German scientists have found a working method to take 3D holograms of objects inside a room, from the different room. The technique had been developed by Philip Holl and Friedemann Reinhard of the Technical University of Munich. To recall, back in August 2016, 3D-imaging sensor company based in Israel has developed a 3D-imaging sensor for Android smartphone that allows phones to peer right through the walls. Well, something similar had been discovered now. We all are known to the fact that Wi-Fi can pass through walls and it helps us to surf the internet by sitting anywhere within the reach of Wifi. However, what if you can use this wifi technology to scan through the walls to get an idea of what’s there? Well, German scientists have found a working method to take 3D holograms of objects inside a room, from the different room.

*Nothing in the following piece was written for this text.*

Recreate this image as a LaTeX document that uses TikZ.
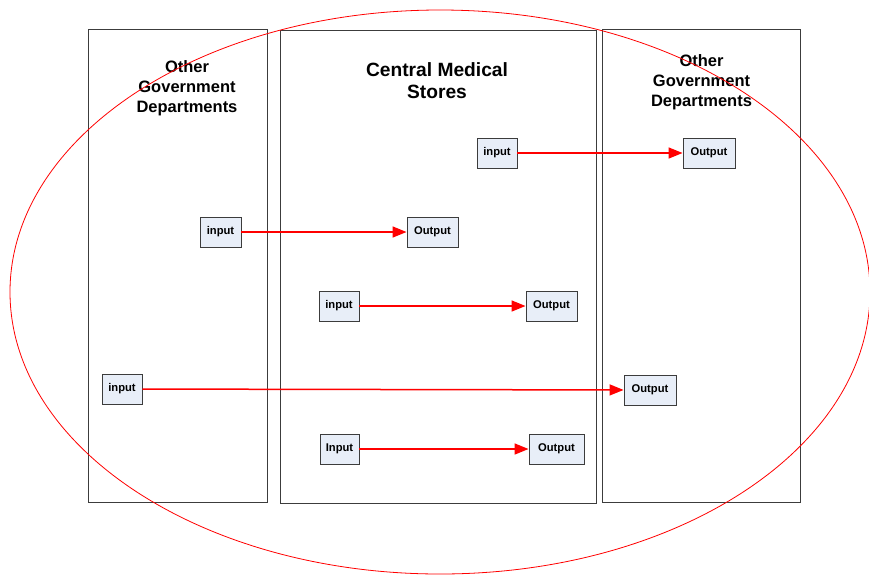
\documentclass[tikz,border=0pt]{standalone}
\usepackage{fontspec}
\setmainfont{Liberation Sans}
\usetikzlibrary{arrows.meta,positioning}
\definecolor{boxfill}{HTML}{E8EEF8}
\definecolor{boxline}{HTML}{3C3C3C}

\begin{document}
\begin{tikzpicture}[>={Triangle[length=14pt,width=11pt]},x=1pt,y=-1pt]
\tikzstyle{lane}=[draw=boxline,line width=1pt,minimum height=473pt,inner sep=0pt]
\tikzstyle{t}=[align=center,font=\fontsize{16.5}{20}\selectfont\bfseries]
\tikzstyle{b}=[draw=boxline,fill=boxfill,line width=0.9pt,minimum height=30pt,inner sep=0pt,font=\fontsize{11.2}{13}\selectfont\bfseries]
\useasboundingbox (0,0) rectangle (869,574);
\clip (0,0) rectangle (869,574);
\node[lane,minimum width=179pt] (ogd1) at (177.5,265.5) {}; \node[lane,minimum width=316pt] (cms) at (438,266.5) {}; \node[lane,minimum width=198pt] (ogd2) at (701,265.5) {};
\node[t] (t1) at (187,88) {Other\\Government\\Departments};
\node[t,font=\fontsize{19.2}{22}\selectfont\bfseries] (t2) at (437,80.5) {Central Medical\\Stores};
\node[t] (t3) at (701.5,82) {Other\\Government\\Departments};
\draw[red,line width=0.8pt] (440,292) ellipse [x radius=430pt,y radius=282pt];
\foreach \n/\x/\y/\w/\s in {in1/497/153/40/input,out1/709/153/52/Output,in2/220.5/232/41/input,out2/432.5/232/51/Output,in3/339/306/40/input,out3/551.5/306/51/Output,in4/122/389/40/input,out4/650/390/52/Output,in5/339.5/449/39/Input,out5/556.5/449/55/Output}
  \node[b,minimum width=\w pt] (\n) at (\x,\y) {\s};
\foreach \i in {1,...,5} \draw[->,red,line width=1.5pt] (in\i) -- (out\i);
\end{tikzpicture}
\end{document}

Well, the technique had been developed by Philip Holl and Friedemann Reinhard of the Technical University of Munich. All of the radiation getting out of the router doesn’t address it to our smartphones, or computers. Rather, they bounce off different objects.
Well, the researchers have utilized this characteristic of Wifi to develop 3D pictures of objects inside a room. Philip Holl said “The past two years have seen an explosion of methods for passive Wi-Fi imaging”
The method uses Wifi signals to scan a room. Using two antennas, they register a Wi-Fi field circling a particular room. Well, these two antennas are used to obtain the phase and intensity of the field, both from source spot and areas it bounces off.
This method gives the holographic picture of the room which can be used in various kind of applications. Well, this method will be very useful in case of rescue operations like after avalanche or earthquake.
Well, such inventions also open new privacy exploitation issue. Friedemann Reinhard said in a press release “It is rather unlikely that this process will be used for the view into foreign bedrooms in the near future. For that, you would need to go around the building with a large antenna, which would hardly go unnoticed.”